In their study summary, the authors noted that “the anthropological record indicates that approximately 85 percent of human societies have permitted men to have more than one wife (polygynous marriage), and both empirical and evolutionary considerations suggest that large absolute differences in wealth should favor more polygynous marriages.”
But in fact, they wrote, “monogamous marriage has spread across Europe, and more recently across the globe, even as absolute wealth differences have expanded.”
Based on the results of their study, the authors concluded that monogamy has become so widespread due to multiple factors associated with “suppressing intrasexual competition and reducing the size of the pool of unmarried men.”
Those factors result in reduced “crime rates, including rape, murder, assault, robbery, and fraud, as well as decreasing personal abuses.

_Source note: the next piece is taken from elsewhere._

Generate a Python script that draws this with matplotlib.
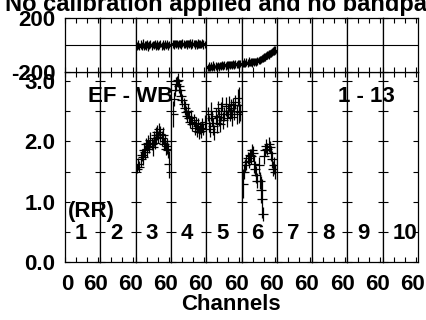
import matplotlib
matplotlib.use('Agg')
import matplotlib.pyplot as plt
from matplotlib.ticker import FixedLocator
from matplotlib.transforms import ScaledTranslation

plt.rcParams['font.family'] = ['Liberation Sans', 'DejaVu Sans']
plt.rcParams['font.weight'] = 'bold'

# ---------------- data ----------------
band_labels = ['1', '2', '3', '4', '5', '6', '7', '8', '9', '10']
chan = [3, 5, 7, 9, 11, 13, 15, 17, 19, 21, 23, 25, 27, 29, 31,
        33, 35, 37, 39, 41, 43, 45, 47, 49, 51, 53, 55, 57, 59, 61]

amp_if3 = [1.55, 1.62, 1.58, 1.70, 1.78, 1.74, 1.85, 1.82, 1.95, 1.88,
           1.98, 1.92, 2.02, 1.96, 1.90, 2.05, 1.98, 2.10, 2.15, 2.08,
           2.20, 2.12, 2.05, 2.10, 1.95, 2.00, 1.88, 1.92, 1.85, 1.62]
err_if3 = [0.08, 0.10, 0.09, 0.12, 0.10, 0.14, 0.11, 0.12, 0.10, 0.14,
           0.12, 0.11, 0.13, 0.10, 0.14, 0.12, 0.11, 0.14, 0.12, 0.10,
           0.11, 0.13, 0.12, 0.14, 0.10, 0.12, 0.11, 0.13, 0.12, 0.22]
amp_if4 = [2.45, 2.70, 2.85, 2.95, 3.00, 3.02, 2.92, 2.85, 2.75, 2.68,
           2.62, 2.55, 2.48, 2.42, 2.50, 2.38, 2.32, 2.40, 2.28, 2.35,
           2.22, 2.30, 2.18, 2.26, 2.15, 2.22, 2.18, 2.28, 2.20, 2.32]
err_if4 = [0.22, 0.12, 0.10, 0.12, 0.09, 0.12, 0.11, 0.10, 0.12, 0.11,
           0.10, 0.12, 0.11, 0.10, 0.12, 0.11, 0.10, 0.12, 0.11, 0.10,
           0.12, 0.11, 0.10, 0.12, 0.11, 0.10, 0.12, 0.11, 0.10, 0.12]
amp_if5 = [2.45, 2.30, 2.20, 2.50, 2.38, 2.25, 2.15, 2.42, 2.30, 2.55,
           2.40, 2.28, 2.50, 2.62, 2.35, 2.45, 2.58, 2.38, 2.50, 2.62,
           2.45, 2.55, 2.40, 2.60, 2.50, 2.65, 2.45, 2.72, 2.60, 2.48]
err_if5 = [0.12, 0.14, 0.12, 0.16, 0.12, 0.14, 0.12, 0.14, 0.16, 0.12,
           0.14, 0.12, 0.16, 0.12, 0.14, 0.12, 0.16, 0.14, 0.12, 0.14,
           0.12, 0.16, 0.14, 0.12, 0.14, 0.12, 0.16, 0.14, 0.30, 0.14]
amp_if6 = [1.30, 1.50, 1.60, 1.65, 1.72, 1.68, 1.78, 1.75, 1.85, 1.80,
           1.62, 1.55, 1.45, 1.35, 1.60, 1.35, 1.20, 1.05, 0.80, 1.75,
           1.85, 1.92, 1.88, 1.95, 1.90, 1.80, 1.70, 1.55, 1.60, 1.50]
err_if6 = [0.24, 0.12, 0.10, 0.12, 0.10, 0.12, 0.10, 0.12, 0.10, 0.12,
           0.14, 0.12, 0.14, 0.12, 0.14, 0.14, 0.22, 0.32, 0.12, 0.12,
           0.10, 0.12, 0.10, 0.12, 0.10, 0.12, 0.14, 0.12, 0.14, 0.12]

pha_if3 = [-8, 6, -12, 4, -6, 9, -10, 2, -5, 8, -11, 0, 7, -8, 3,
           -3, 8, -10, 5, -7, 2, 10, -5, 3, -9, 6, -2, 5, -7, 3]
pha_if4 = [9, 2, 13, 5, 10, 0, 12, 6, 3, 14, 8, 1, 11, 4, 12,
           6, 15, 2, 9, 12, 4, 10, 1, 13, 6, 9, 2, 12, 6, 4]
pha_if5 = [-168, -160, -170, -158, -166, -155, -163, -154, -162, -152, -160, -150, -158, -149, -156,
           -147, -155, -146, -152, -144, -151, -143, -149, -141, -148, -140, -146, -138, -145, -137]
pha_if6 = [-138, -128, -136, -126, -133, -124, -131, -123, -130, -122, -128, -120, -126, -118, -116,
           -110, -106, -100, -96, -90, -86, -80, -74, -70, -63, -58, -52, -46, -42, -36]
pha_err = [28, 32, 26, 30, 28, 33, 27, 29, 32, 28, 30, 26, 29, 32, 28,
           30, 27, 29, 32, 28, 30, 26, 29, 32, 28, 30, 27, 29, 32, 28]

amp_by_band = {2: (amp_if3, err_if3), 3: (amp_if4, err_if4),
               4: (amp_if5, err_if5), 5: (amp_if6, err_if6)}
pha_by_band = {2: pha_if3, 3: pha_if4, 4: pha_if5, 5: pha_if6}

# ---------------- layout ----------------
W, H = 427, 320
fig = plt.figure(figsize=(W / 100, H / 100), dpi=100)
left, right = 65 / W, 418 / W
bw = (right - left) / 10
bot_lo, top_lo = 1 - 262 / H, 1 - 72 / H
bot_hi, top_hi = 1 - 72 / H, 1 - 18 / H

FS = 16
for i in range(10):
    axb = fig.add_axes([left + i * bw, bot_lo, bw, top_lo - bot_lo])
    axt = fig.add_axes([left + i * bw, bot_hi, bw, top_hi - bot_hi])
    for ax in (axb, axt):
        ax.set_xlim(0, 64)
        ax.xaxis.set_major_locator(FixedLocator([0, 60]))
        ax.xaxis.set_minor_locator(FixedLocator([20, 40]))
        ax.tick_params(which='both', direction='in', top=True, right=True,
                       left=True, bottom=True, length=3.5, width=0.8,
                       labelsize=FS)
        for s in ax.spines.values():
            s.set_linewidth(0.9)
    axt.set_ylim(-200, 200)
    axt.yaxis.set_major_locator(FixedLocator([-200, 200]))
    axt.axhline(0, color='black', lw=0.8)
    axt.tick_params(labelbottom=False)
    axb.set_ylim(0, 3.15)
    axb.yaxis.set_major_locator(FixedLocator([0, 1, 2, 3]))
    axb.yaxis.set_minor_locator(FixedLocator([0.5, 1.5, 2.5]))
    axb.set_xticklabels(['0' if i == 0 else '', '60'])
    axb.tick_params(axis='x', pad=9)
    axb.tick_params(axis='y', pad=7)
    axt.tick_params(axis='y', pad=7)
    ticks = axb.xaxis.get_major_ticks()
    ticks[0].label1.set_transform(ticks[0].label1.get_transform()
                                  + ScaledTranslation(2 / 100, 0, fig.dpi_scale_trans))
    ticks[1].label1.set_transform(ticks[1].label1.get_transform()
                                  + ScaledTranslation(-3 / 100, 0, fig.dpi_scale_trans))
    if i == 0:
        axb.set_yticklabels(['0.0', '1.0', '2.0', '3.0'])
        axt.set_yticklabels(['-200', '200'])
    else:
        axb.tick_params(labelleft=False)
        axt.tick_params(labelleft=False)
    if i in amp_by_band:
        a, e = amp_by_band[i]
        axb.errorbar(chan, a, yerr=e, fmt='_', color='black', ms=7, mew=0.9,
                     elinewidth=0.9, capsize=0)
        axt.errorbar(chan, pha_by_band[i], yerr=pha_err, fmt='_', color='black',
                     ms=7, mew=0.9, elinewidth=0.9, capsize=0)
    axb.text(18, 0.48, band_labels[i], fontsize=FS, fontweight='bold',
             ha='left', va='center')

fig.text(5 / W, 1 - 11 / H, 'No calibration applied and no bandpass applied',
         fontsize=17, fontweight='bold', ha='left', va='baseline')
fig.text(88 / W, 1 - 97 / H, 'EF - WB', fontsize=FS, fontweight='bold',
         ha='left', va='center')
fig.text(338 / W, 1 - 97 / H, '1 - 13', fontsize=FS, fontweight='bold',
         ha='left', va='center')
fig.text(68 / W, 1 - 212 / H, '(RR)', fontsize=FS, fontweight='bold',
         ha='left', va='center')
fig.text(231 / W, 1 - 304 / H, 'Channels', fontsize=FS, fontweight='bold',
         ha='center', va='center')

fig.savefig('out.png', dpi=100)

By assuaging the competition for younger brides, normative monogamy decreases (i) the spousal age gap, (ii) fertility, and (iii) gender inequality.”
In addition, the authors said that “by shifting male efforts from seeking wives to paternal investment, normative monogamy increases savings, child investment, and economic productivity.”
“By increasing the relatedness within households, normative monogamy reduces intra-household conflict, leading to lower rates of child neglect, abuse, accidental death, and homicide.”
Fagan, a former Deputy Assistant Secretary for Family and Social Policy at the U.S. Department of Health and Human Services, said how vigorously authorities should enforce laws against polygamy “is a prudential question. Decriminalization is not.”
He described Utah’s action as “a subversive act against a culture formed on marriage and family that, done deliberately at the highest levels of government, is also a crime against the truth of ‘for the good of the child, the next generation.’ It is a treacherous act to enshrine it in law.”